The Complainant takes serious issue with and disputes the information provided by Respondent Jansson on her website as to its veracity and that the Complainant’s advertising, as contended by Respondent Jansson, is in any way deceptive.
5. Parties’ Contentions
(i) Identical or Confusingly Similar
The Complainant contends that the disputed domain name is confusingly similar to the Complainant’s SHEFFIELD57 Mark.
Here, the Complainant states that the name incorporates its SHEFFIELD57 mark followed by the generic word “resident”, with the addition of that word being insufficient to reduce any confusion resulting between the Respondent’s use of the name and the Complainant’s mark.
Hence, the Complainant believes that it has satisfied the confusing similarity or identity requirement in paragraph 4(a)(i) of the Policy.
(ii) Rights or Legitimate Interests
The Complainant contends that, for any of several reasons, the Respondent has no rights or legitimate interests in the disputed domain name pursuant to paragraphs 4(a)(ii) and in particular, 4(c) of the Policy.
First, the Complainant states the name is not the legal name of the Respondent nor is the Respondent known by that name.
Second, the Complainant states that it has never authorized or granted permission to the Respondent to use the Complainant’s mark.
Third, the Complainant contends that inasmuch as the disputed domain name includes the Complainant’s mark, the Respondent is not using its website in connection with a bona fide offering of goods or services. In that regard, while the Complainant recognizes that the Respondent may have a right to refer to the mark in critical comment, but by appropriating the mark in its entirety and without any distinguishing material in the disputed domain name and thus without any criticism apparent from the name itself, use of the name here does not constitute fair use, citing to Council of American Survey Research Organizations v. The Consumer Information Organization LLC, aka Pinelands Web Services,
WIPO Case No. D2002-0377 (July 19, 2002). Further, the Complainant, citing to Monty and Pat Roberts, Inc. v. Keith,
WIPO Case No. D2000-0299 (June 9, 2000) contends that even though criticism is apparent from content on the website itself, there is nothing in the name to evidence that it is being used for a site devoted to criticism. Thus, the Complainant concludes that the Respondent cannot claim any legitimate rights in the disputed domain name, which includes the Complainant’s mark, simply by virtue of any First Amendment (free speech) rights to use that mark in critical speech within the content of the website itself.
(iii) Registered and Used in Bad Faith
The Complainant contends that the Respondent registered and is now using the disputed domain name in bad faith under paragraph 4(a)(iii) of the Policy.
As a predicate, the Complainant argues that holdover occupants in the SHEFFIELD57 building have a natural economic self-interest in financially benefiting from any damage they could cause to Complainant’s efforts to market condominium units in the building (see Swig Declaration).
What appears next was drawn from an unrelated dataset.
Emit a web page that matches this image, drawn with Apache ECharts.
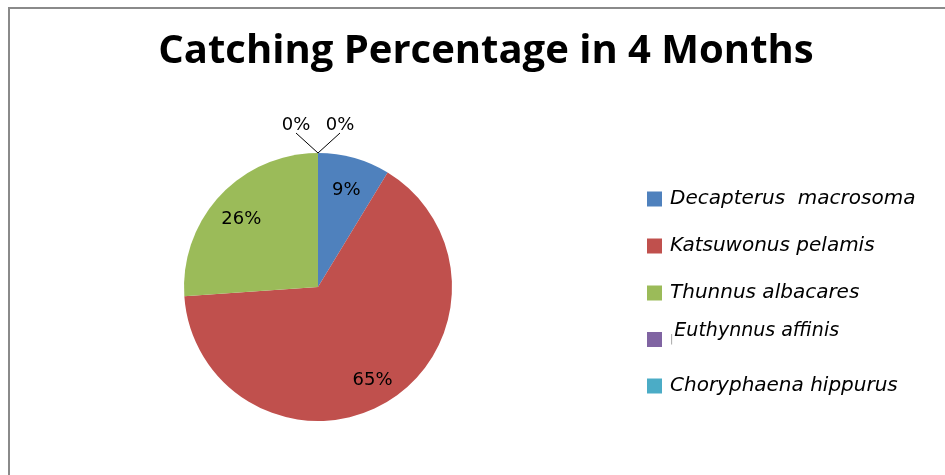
<!DOCTYPE html>
<html>
<head>
<meta charset="utf-8">
<script src="https://cdn.jsdelivr.net/npm/echarts@6/dist/echarts.min.js"></script>
<style>
  html, body { margin: 0; padding: 0; background: #fff; }
  #chart { width: 945px; height: 475px; }
</style>
</head>
<body>
<div id="chart"></div>
<script>
// species caught and their share
const species = ['Decapterus  macrosoma', 'Katsuwonus pelamis', 'Thunnus albacares', 'Euthynnus affinis', 'Choryphaena hippurus'];
const shares = [8.7, 65.2, 26.1, 0, 0];
const colors = ['#4F81BD', '#C0504D', '#9BBB59', '#8064A2', '#4BACC6'];
const titleText = 'Catching Percentage in 4 Months';

const cx = 318, cy = 287, R = 134;

let chartView = echarts.init(document.getElementById('chart'), null, { renderer: 'canvas' });

const pieData = species.map(function (name, i) {
  const item = { name: name, value: shares[i] };
  if (shares[i] === 0) {
    item.label = { position: 'outside' };
    item.labelLine = { show: true, length: 10, length2: 10 };
  } else {
    item.label = { position: 'inside' };
    item.labelLine = { show: false };
  }
  return item;
});

chartView.setOption({
  backgroundColor: '#fff',
  animation: false,
  color: colors,
  title: {
    text: titleText,
    left: 481,
    textAlign: 'center',
    top: 27,
    textStyle: {
      fontFamily: 'Open Sans',
      fontWeight: 'bold',
      fontSize: 40,
      color: '#000'
    }
  },
  legend: {
    orient: 'vertical',
    left: 647,
    top: 181,
    padding: 0,
    itemWidth: 15,
    itemHeight: 15,
    itemGap: 11,
    icon: 'rect',
    textStyle: {
      fontFamily: 'DejaVu Sans',
      fontStyle: 'italic',
      fontSize: 20,
      color: '#000',
      rich: {
        n: {
          fontFamily: 'DejaVu Sans',
          fontStyle: 'italic',
          fontSize: 20,
          lineHeight: 20,
          color: '#000',
          padding: [8, 0, 8, 3]
        },
        e: {
          fontFamily: 'DejaVu Sans',
          fontStyle: 'italic',
          fontSize: 19,
          lineHeight: 20,
          color: '#000',
          padding: [0, 0, 16, 0]
        },
        bar: {
          color: '#999',
          fontSize: 10,
          padding: [0, 1, 0, 3]
        }
      }
    },
    formatter: function (name) {
      // this entry sits a little higher than its swatch in the picture
      if (name === 'Euthynnus affinis') {
        return '{bar||}{e|' + name + '}';
      }
      return '{n|' + name + '}';
    },
    data: species
  },
  graphic: [{
    type: 'rect',
    shape: { x: 9, y: 8, width: 960, height: 500 },
    style: { fill: 'none', stroke: '#8a8a8a', lineWidth: 2 },
    silent: true
  }],
  series: [{
    type: 'pie',
    center: [cx, cy],
    radius: R,
    startAngle: 90,
    clockwise: true,
    avoidLabelOverlap: false,
    itemStyle: { borderWidth: 0 },
    emphasis: { disabled: true },
    label: {
      show: true,
      fontFamily: 'DejaVu Sans',
      fontSize: 18,
      color: '#000',
      formatter: function (p) { return Math.round(p.percent) + '%'; }
    },
    labelLine: {
      lineStyle: { color: '#000', width: 1 }
    },
    labelLayout: function (p) {
      if (shares[p.dataIndex] === 0) {
        // both empty slices sit at 12 o'clock, labels split left and right
        const side = p.dataIndex === 3 ? -1 : 1;
        const tx = cx + side * 22, ty = cy - R - 20;
        return {
          x: tx, y: ty + 1, align: 'center', verticalAlign: 'bottom',
          labelLinePoints: [[cx, cy - R], [tx, ty], [tx, ty]]
        };
      }
      // push inside labels further out toward the rim
      const r = p.labelRect;
      const lx = r.x + r.width / 2, ly = r.y + r.height / 2;
      return {
        x: cx + (lx - cx) * 1.5,
        y: cy + (ly - cy) * 1.5 + 4,
        align: 'center', verticalAlign: 'middle'
      };
    },
    data: pieData
  }]
});
</script>
</body>
</html>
Specifically, by disrupting the Complainant’s marketing efforts, those occupants could potentially adversely impact the sales of those units. By doing so or just threatening to do so, the Respondent could gain leverage and hence an unfair advantage against the Complainant in an effort to secure sub-market prices to purchase units in the building and thus benefit financially at the Complainant’s expense.
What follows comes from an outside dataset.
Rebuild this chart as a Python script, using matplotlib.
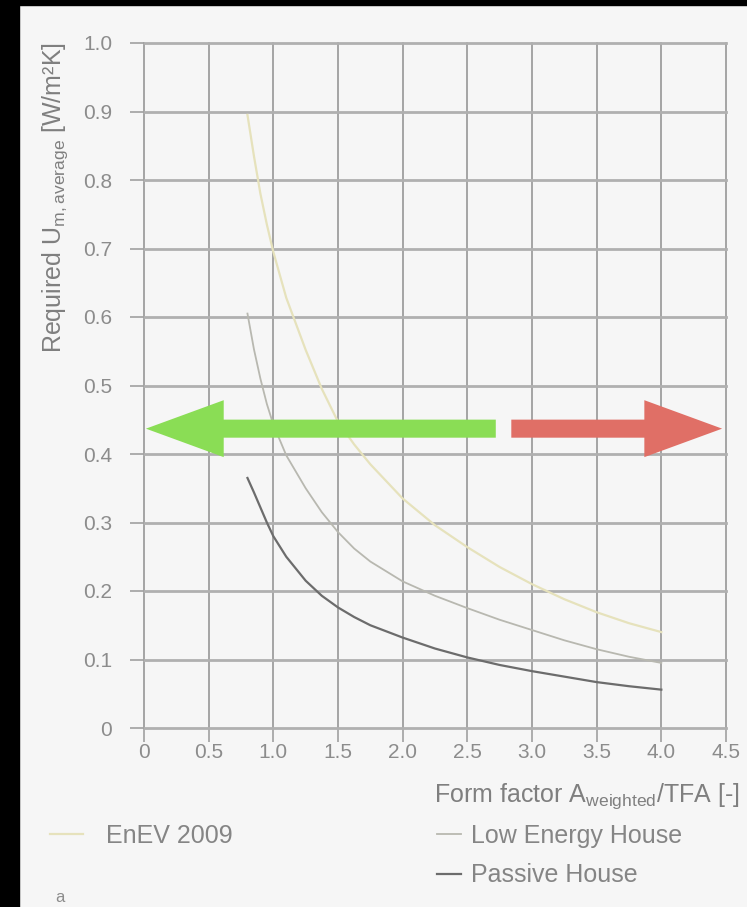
import matplotlib
matplotlib.use("Agg")
import matplotlib.pyplot as plt
from matplotlib.patches import Rectangle

plt.rcParams['font.family'] = ['Liberation Sans', 'DejaVu Sans']

# form factor values
form_factor = [0.8, 0.85, 0.9, 0.95, 1.0, 1.1, 1.25, 1.375, 1.5, 1.625, 1.75,
               2.0, 2.25, 2.5, 2.75, 3.0, 3.25, 3.5, 3.75, 4.0]
u_enev = [0.895, 0.835, 0.78, 0.735, 0.695, 0.628, 0.552, 0.495, 0.447, 0.414, 0.385,
          0.335, 0.296, 0.264, 0.235, 0.21, 0.188, 0.169, 0.153, 0.14]
u_low_energy = [0.605, 0.553, 0.51, 0.473, 0.443, 0.398, 0.35, 0.315, 0.286, 0.262, 0.243,
                0.214, 0.193, 0.175, 0.158, 0.143, 0.128, 0.115, 0.104, 0.095]
u_passive = [0.365, 0.344, 0.322, 0.3, 0.28, 0.25, 0.215, 0.193, 0.176, 0.162, 0.15,
             0.132, 0.116, 0.103, 0.092, 0.083, 0.075, 0.067, 0.061, 0.056]

x_ticks = [0, 0.5, 1.0, 1.5, 2.0, 2.5, 3.0, 3.5, 4.0, 4.5]
x_tick_labels = ['0', '0.5', '1.0', '1.5', '2.0', '2.5', '3.0', '3.5', '4.0', '4.5']
y_ticks = [0, 0.1, 0.2, 0.3, 0.4, 0.5, 0.6, 0.7, 0.8, 0.9, 1.0]
y_tick_labels = ['0', '0.1', '0.2', '0.3', '0.4', '0.5', '0.6', '0.7', '0.8', '0.9', '1.0']

# overlay arrows (x from, x to) at one U level
arrow_level = 0.437
green_arrow = (2.72, 0.015)
red_arrow = (2.84, 4.47)

W, H = 747, 907
fig = plt.figure(figsize=(W / 100, H / 100), dpi=100)
fig.patch.set_facecolor('#f6f6f6')

# black scan border
fig.add_artist(Rectangle((0, 0), 19 / W, 1, transform=fig.transFigure, color='black', zorder=0))
fig.add_artist(Rectangle((0, 1 - 5 / H), 1, 5 / H, transform=fig.transFigure, color='black', zorder=0))

ax = fig.add_axes([144 / W, 1 - 728 / H, (726 - 144) / W, (728 - 43) / H])
ax.set_facecolor('#f6f6f6')
ax.set_xlim(0, 4.5)
ax.set_ylim(0, 1.0)
for s in ax.spines.values():
    s.set_visible(False)

ax.set_xticks(x_ticks)
ax.set_xticklabels(x_tick_labels)
ax.set_yticks(y_ticks)
ax.set_yticklabels(y_tick_labels)
ax.tick_params(axis='both', direction='out', length=10, width=1.2, color='#a0a0a0',
               labelsize=15, labelcolor='#8c8c8c')
ax.tick_params(axis='x', pad=1)
ax.tick_params(axis='y', pad=13)
ax.xaxis.grid(True, color='#979797', lw=1.2, clip_on=False)
ax.yaxis.grid(True, color='#b0b0b0', lw=2.0, clip_on=False)
ax.set_axisbelow(True)

l1, = ax.plot(form_factor, u_enev, color='#e6e2bc', lw=1.6, label='EnEV 2009')
l2, = ax.plot(form_factor, u_low_energy, color='#b8b8b0', lw=1.3, label='Low Energy House')
l3, = ax.plot(form_factor, u_passive, color='#6c6c6c', lw=1.6, label='Passive House')

style = 'simple,head_length=5.6,head_width=4.1,tail_width=1.3'
ax.annotate('', xy=(green_arrow[1], arrow_level), xytext=(green_arrow[0], arrow_level),
            arrowprops=dict(arrowstyle=style, mutation_scale=10, color='#8add55',
                            lw=0, shrinkA=0, shrinkB=0), annotation_clip=False)
ax.annotate('', xy=(red_arrow[1], arrow_level), xytext=(red_arrow[0], arrow_level),
            arrowprops=dict(arrowstyle=style, mutation_scale=10, color='#e06f66',
                            lw=0, shrinkA=0, shrinkB=0), annotation_clip=False)

fig.text(55 / W, 1 - 42 / H, 'Required U$_{\\mathregular{m,average}}$ [W/m²K]',
         rotation=90, ha='center', va='top', fontsize=18, color='#7f7f7f')
fig.text(740 / W, 1 - 796 / H, 'Form factor A$_{\\mathregular{weighted}}$/TFA [-]',
         ha='right', va='center', fontsize=18, color='#7f7f7f')

leg_kw = dict(frameon=False, fontsize=18, labelcolor='#858585', borderpad=0,
              borderaxespad=0, labelspacing=0.62)
fig.legend(handles=[l1], loc='upper left', bbox_to_anchor=(50 / W, 1 - 824 / H),
           handlelength=1.3, handletextpad=0.95, **leg_kw)
fig.legend(handles=[l2, l3], loc='upper left', bbox_to_anchor=(437 / W, 1 - 824 / H),
           handlelength=0.95, handletextpad=0.4, **leg_kw)

fig.text(60 / W, 1 - 897 / H, 'a', ha='center', va='center', fontsize=12, color='#8c8c8c')

fig.savefig('out.png', dpi=100, facecolor=fig.get_facecolor())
As evidence of the Respondent’s (Jansson’s) actions to unfairly achieve such leverage, the Complainant points to the content of the Respondent’s website which provides misleading characterizations of both the Complainant and the condition of the building itself, as well as to other specific actions of the Respondent. These actions include the Respondent’s intentional unauthorized use of the Complainant’s mark in the disputed domain name to cause initial interest confusion. In that regard, by virtue of current naming conventions used on the Internet, potential purchasers or other interested parties seeking information on the Complainant’s condominium units in the SHEFFIELD57 building may very likely form and use the disputed domain name to reach the Complainant’s website. However, by entering the name into their browsers, those individuals are instead diverted to the Respondent’s website and therethrough exposed to misleading and inaccurate statements that are damaging to the Complainant and its building. Further, even apart from the damaging information on the Respondent’s website, such diversion deprives the Complainant of Internet traffic that it would otherwise attain.
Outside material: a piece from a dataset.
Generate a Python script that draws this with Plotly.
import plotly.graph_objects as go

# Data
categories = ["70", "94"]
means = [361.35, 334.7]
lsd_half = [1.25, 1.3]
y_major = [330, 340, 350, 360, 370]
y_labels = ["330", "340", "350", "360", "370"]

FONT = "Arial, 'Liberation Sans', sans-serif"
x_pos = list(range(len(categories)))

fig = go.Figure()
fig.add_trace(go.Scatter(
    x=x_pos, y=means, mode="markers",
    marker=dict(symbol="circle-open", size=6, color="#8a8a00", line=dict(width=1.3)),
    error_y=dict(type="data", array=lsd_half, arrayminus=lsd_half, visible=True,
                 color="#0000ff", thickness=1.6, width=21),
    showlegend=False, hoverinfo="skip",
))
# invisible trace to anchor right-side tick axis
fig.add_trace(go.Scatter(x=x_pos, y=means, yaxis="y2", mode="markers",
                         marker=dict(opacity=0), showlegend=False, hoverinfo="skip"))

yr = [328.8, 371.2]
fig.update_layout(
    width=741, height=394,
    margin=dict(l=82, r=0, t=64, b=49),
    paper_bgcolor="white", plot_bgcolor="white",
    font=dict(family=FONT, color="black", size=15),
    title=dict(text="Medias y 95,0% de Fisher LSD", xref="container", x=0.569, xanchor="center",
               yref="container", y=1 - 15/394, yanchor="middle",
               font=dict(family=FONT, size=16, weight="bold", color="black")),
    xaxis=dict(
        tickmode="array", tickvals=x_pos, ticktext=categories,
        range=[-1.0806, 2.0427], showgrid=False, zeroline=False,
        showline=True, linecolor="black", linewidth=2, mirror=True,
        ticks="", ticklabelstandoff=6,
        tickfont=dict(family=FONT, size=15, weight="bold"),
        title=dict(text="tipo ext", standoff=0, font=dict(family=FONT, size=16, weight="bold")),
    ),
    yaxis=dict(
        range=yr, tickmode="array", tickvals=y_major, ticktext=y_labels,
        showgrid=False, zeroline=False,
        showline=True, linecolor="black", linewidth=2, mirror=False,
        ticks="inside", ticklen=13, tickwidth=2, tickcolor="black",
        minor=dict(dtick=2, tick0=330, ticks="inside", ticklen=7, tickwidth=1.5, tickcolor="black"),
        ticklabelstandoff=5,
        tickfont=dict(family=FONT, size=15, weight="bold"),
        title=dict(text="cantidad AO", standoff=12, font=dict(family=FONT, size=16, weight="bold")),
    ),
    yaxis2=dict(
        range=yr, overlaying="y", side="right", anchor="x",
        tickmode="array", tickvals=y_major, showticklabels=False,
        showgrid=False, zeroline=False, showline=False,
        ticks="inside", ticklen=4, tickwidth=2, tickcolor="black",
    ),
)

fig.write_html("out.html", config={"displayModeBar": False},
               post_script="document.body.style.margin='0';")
Given this, the Complainant alleges that the Respondent’s efforts in both registering and using the name to disrupt the Complainant’s business evidences bad faith under paragraph 4(b)(iii) of the Policy.
Lastly, bad faith is also shown by the Respondent Jansson’s use of a privacy screen, here being Respondent C/O Mecca Holding, to disguise her true identity as the actual registrant of the name.
Through its email message of June 17, 2008, Respondent C/O Mecca stated that it is solely a domain name reseller which provides a privacy feature, and identified Respondent Jansson as the actual registrant of the disputed domain name and provided contact information for that registrant.
Basically, Respondent Jansson, through the Response, contends that:
(a) the domain name, due to its inclusion of the term “resident” is not confusingly similar to the Complainant’s mark SHEFFIELD57;
(b) as a resident of the SHEFFIELD57 building, she has legitimate rights and interests in the name as it reflects her current status; and
(c) since her website solely provides critical speech, by way of complaints as to the condition of the building, and has no commercial activity and does not divert potential customers for the building’s condominiums to any other building, her use and registration of the name were not in bad faith.
Further, Respondent Jansson contends that inclusion of the term “resident” in the disputed domain name implies that the name is associated with content posted by or concerned with a resident of the SHEFFIELD57 building. As such, a potential non-resident purchaser for any condominium unit in the building, seeking to reach an appropriate website operated by the Complainant, is not likely to form a domain name that includes the term “resident” in order to reach such a site; though she concedes that a building resident could be a potential purchaser.
6. Discussion and Findings
A. Identical or Confusingly Similar
The Panel finds that the disputed domain name is confusingly similar to the Complainant’s SHEFFIELD57 Mark.
From a simple comparison of the disputed domain name, <sheffield57resident.com >, to the Complainant’s mark, no doubt exists that the name is confusingly similar to the mark.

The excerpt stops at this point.